Preliminary analysis has lead to identify the following facts on the binary system : the system consists of two objects of masses \(M_P = 3 \cdot 10^{11} kg\) (called the "primary" \(P\)), and \(M_S = 1.3 \cdot 10^9 kg\) (called the "secondary" \(S\)) in a relative circular orbit with an unknown separation between the centers of masses. The secondary is tidally locked with the primary.

The primary body is an oblate spheroid with an uncertain, but bounded, value of \(J_2 < 0.15\) and an equatorial radius \(R_P = 370m\). The secondary, has a nearly prolate shape, with the long axis \(a\) laying on the plane of the relative orbit of the two bodies, and two equal minor axes \(b = c\). The values and ratio of long to short axis is unkown.

Available light curves are consistent with values of the axial ratio in the range \(1.3 < a/c < 2.5\). The secondary's long axis points towards the center of mass of the primary, while both bodies' spin axes are normal to the plane of the relative orbit (coinciding with the ecliptic and thus providing nice observation opportunity for light curves).

The **beta factor** of the probe-asteroid collision, is defined as: $$ \beta = P_1/P_0 $$ where \(P_1\) is the linear momentum actually transfered to the secondary after the collision, and \(P_0\) is the momentum that would have been transferred in case of a perfectly plastic collision. Due to the ejecta escaping from the system after the collision, we have \(\beta \geq 1\).

The probe hits the secondary with a relative velocity vector \(\vec{\Delta V}\) belonging to the plane of the \(PS\) relative orbit, and being normal to the smallest meridian of the secondary. The mass of the impact probe is 700kg with an impact velocity of \(\Delta V = 5 km/s\).

[1] Milani, Andrea, Steven R. Chesley, and Giovanni B. Valsecchi. "Asteroid close encounters with Earth: risk assessment." Planetary and Space Science 48.10 (2000): 945-954.
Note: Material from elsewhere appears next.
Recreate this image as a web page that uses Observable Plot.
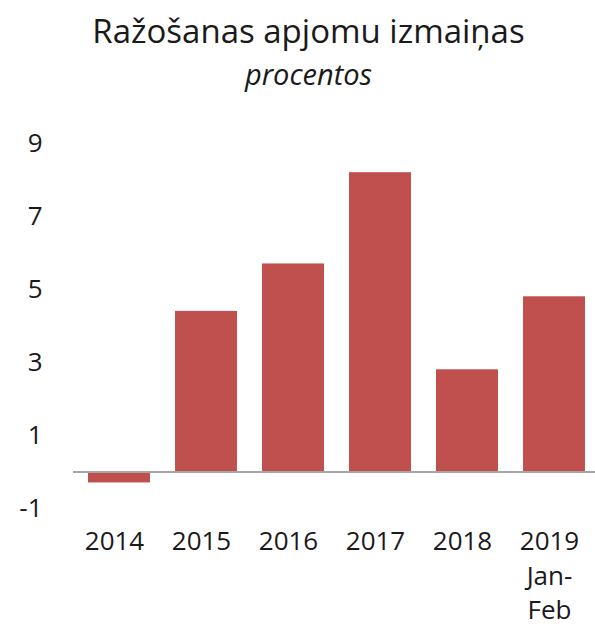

[2] Carnelli, Ian, Andrés Galvéz, and Franco Ongaro. "Learning to deflect Near Earth Objects: industrial design of the Don Quijote mission." 57th International Astronautical Congress. 2006.

[3] Izzo, Dario, et al. "Optimal trajectories for the impulsive deflection of near earth objects." Acta Astronautica 59.1-5 (2006): 294-300.

[4] Izzo, Dario. "Optimization of interplanetary trajectories for impulsive and continuous asteroid deflection." Journal of guidance, control, and dynamics 30.2 (2007): 401-408.

[5] Michel, Patrick, et al. "European component of the AIDA mission to a binary asteroid: Characterization and interpretation of the impact of the DART mission." Advances in Space Research 62.8 (2018): 2261-2272.

[6] Syal, Megan Bruck, J. Michael Owen, and Paul L. Miller. "Deflection by kinetic impact: Sensitivity to asteroid properties." Icarus 269 (2016): 50-61.